>> BEGIN
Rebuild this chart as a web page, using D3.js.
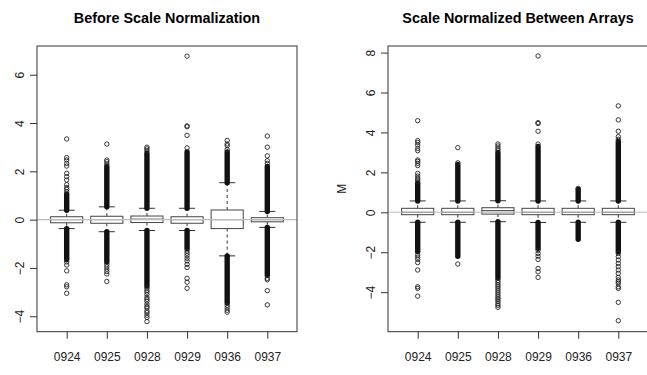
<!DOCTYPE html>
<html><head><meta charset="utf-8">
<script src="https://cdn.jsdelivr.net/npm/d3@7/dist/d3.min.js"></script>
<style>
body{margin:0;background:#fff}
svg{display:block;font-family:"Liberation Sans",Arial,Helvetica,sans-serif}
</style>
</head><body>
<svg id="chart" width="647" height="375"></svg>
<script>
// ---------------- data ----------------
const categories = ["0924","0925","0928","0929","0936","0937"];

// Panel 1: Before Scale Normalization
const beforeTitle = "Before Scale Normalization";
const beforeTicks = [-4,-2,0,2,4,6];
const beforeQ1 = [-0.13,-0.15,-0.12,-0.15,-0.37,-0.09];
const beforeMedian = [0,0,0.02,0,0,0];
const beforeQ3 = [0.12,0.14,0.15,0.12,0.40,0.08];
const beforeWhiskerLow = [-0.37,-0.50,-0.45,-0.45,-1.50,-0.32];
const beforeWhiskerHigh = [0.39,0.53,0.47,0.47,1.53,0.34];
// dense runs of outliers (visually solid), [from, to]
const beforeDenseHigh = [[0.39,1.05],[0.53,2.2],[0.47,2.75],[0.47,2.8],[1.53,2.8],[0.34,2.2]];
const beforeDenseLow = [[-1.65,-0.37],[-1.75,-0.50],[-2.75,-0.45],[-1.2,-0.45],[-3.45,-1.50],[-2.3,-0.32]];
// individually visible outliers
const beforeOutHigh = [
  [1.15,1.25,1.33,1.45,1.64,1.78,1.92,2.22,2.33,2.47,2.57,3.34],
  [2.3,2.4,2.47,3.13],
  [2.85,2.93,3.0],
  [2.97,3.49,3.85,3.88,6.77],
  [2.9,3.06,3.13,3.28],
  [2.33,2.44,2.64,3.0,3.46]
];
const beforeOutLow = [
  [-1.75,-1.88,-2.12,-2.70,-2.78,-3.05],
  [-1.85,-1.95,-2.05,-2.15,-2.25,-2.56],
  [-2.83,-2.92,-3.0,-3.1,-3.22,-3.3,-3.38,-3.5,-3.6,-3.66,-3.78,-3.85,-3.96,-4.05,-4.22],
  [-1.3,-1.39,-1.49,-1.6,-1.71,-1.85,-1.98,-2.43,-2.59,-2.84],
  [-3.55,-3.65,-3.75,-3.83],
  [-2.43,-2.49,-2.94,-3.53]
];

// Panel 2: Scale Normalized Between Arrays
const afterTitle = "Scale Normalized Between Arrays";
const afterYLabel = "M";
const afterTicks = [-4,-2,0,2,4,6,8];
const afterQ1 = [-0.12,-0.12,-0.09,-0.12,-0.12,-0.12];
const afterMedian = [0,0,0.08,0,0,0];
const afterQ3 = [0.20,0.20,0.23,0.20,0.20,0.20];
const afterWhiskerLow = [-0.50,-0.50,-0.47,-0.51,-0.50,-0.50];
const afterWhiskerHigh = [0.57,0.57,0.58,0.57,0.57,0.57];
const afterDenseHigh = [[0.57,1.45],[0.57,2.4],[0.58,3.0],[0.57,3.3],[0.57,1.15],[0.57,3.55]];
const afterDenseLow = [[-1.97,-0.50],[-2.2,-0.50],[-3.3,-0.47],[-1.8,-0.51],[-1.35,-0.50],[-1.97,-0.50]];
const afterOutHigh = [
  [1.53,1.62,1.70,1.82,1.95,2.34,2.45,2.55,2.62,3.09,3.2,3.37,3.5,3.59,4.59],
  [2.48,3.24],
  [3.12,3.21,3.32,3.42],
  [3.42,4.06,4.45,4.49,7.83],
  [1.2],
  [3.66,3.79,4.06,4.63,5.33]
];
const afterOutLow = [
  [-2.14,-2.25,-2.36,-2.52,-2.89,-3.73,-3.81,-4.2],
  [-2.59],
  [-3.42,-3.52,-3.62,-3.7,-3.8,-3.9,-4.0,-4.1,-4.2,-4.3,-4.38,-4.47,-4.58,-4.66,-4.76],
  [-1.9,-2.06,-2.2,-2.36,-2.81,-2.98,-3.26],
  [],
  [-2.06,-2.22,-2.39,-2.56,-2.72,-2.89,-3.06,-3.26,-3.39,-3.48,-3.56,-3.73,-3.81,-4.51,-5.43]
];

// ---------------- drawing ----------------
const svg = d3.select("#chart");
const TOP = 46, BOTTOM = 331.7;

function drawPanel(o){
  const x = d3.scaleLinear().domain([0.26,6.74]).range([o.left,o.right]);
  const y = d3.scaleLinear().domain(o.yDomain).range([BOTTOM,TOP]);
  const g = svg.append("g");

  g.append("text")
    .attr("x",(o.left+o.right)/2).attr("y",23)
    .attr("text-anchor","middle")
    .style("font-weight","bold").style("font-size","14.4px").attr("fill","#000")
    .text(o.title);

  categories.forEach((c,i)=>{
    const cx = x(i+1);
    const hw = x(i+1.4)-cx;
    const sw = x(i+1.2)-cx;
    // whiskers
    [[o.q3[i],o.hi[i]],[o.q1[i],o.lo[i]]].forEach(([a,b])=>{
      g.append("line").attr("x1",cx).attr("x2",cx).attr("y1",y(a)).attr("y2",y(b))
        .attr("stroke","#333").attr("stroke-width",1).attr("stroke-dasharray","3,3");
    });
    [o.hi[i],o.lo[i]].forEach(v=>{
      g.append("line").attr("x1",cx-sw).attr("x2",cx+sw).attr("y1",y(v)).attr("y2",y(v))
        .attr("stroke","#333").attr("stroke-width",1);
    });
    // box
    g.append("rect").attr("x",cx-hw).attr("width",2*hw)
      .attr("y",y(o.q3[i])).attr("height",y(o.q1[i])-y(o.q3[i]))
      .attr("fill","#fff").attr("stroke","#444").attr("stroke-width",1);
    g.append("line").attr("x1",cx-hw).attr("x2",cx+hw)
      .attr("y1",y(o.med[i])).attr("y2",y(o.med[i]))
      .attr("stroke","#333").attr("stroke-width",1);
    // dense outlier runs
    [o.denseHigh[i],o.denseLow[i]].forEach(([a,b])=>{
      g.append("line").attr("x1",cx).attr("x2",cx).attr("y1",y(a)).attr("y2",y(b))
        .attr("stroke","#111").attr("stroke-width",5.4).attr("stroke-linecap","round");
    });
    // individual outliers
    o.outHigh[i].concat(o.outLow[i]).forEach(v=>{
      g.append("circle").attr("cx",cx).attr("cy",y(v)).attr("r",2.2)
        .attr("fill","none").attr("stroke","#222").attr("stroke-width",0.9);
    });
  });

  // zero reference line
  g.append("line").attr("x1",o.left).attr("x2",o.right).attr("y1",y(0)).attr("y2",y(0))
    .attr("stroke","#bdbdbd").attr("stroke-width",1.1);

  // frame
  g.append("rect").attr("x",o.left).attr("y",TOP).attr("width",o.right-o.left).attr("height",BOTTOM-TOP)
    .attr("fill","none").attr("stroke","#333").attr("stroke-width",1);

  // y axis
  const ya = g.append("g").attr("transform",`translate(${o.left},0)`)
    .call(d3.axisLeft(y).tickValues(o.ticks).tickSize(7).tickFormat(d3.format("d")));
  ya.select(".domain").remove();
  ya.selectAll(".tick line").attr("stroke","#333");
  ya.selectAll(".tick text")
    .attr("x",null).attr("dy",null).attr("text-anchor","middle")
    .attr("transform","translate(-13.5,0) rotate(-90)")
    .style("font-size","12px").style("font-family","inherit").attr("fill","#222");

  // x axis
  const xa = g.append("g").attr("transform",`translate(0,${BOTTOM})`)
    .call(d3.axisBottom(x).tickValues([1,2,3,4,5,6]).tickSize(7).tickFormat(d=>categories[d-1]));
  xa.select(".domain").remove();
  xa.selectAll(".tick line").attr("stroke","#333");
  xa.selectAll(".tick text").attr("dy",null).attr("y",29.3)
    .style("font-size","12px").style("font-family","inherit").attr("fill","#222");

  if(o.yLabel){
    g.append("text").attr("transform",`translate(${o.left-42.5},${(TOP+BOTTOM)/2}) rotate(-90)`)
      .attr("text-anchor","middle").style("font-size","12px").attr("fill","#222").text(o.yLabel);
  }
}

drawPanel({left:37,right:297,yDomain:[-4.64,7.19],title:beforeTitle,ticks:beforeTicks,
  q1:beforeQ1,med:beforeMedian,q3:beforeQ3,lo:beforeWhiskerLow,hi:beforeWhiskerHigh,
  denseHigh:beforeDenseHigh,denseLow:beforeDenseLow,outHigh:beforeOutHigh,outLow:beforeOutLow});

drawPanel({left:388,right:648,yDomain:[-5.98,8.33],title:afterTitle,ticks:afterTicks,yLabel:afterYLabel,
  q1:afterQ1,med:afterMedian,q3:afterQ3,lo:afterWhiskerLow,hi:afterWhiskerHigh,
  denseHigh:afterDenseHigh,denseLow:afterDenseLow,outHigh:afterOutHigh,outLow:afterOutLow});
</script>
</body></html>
>> END
* _TASK DIRECTIONS_: Across the data above, how many lines include the word "chart"? Give only the count.

* _IN RESPONSE_: 3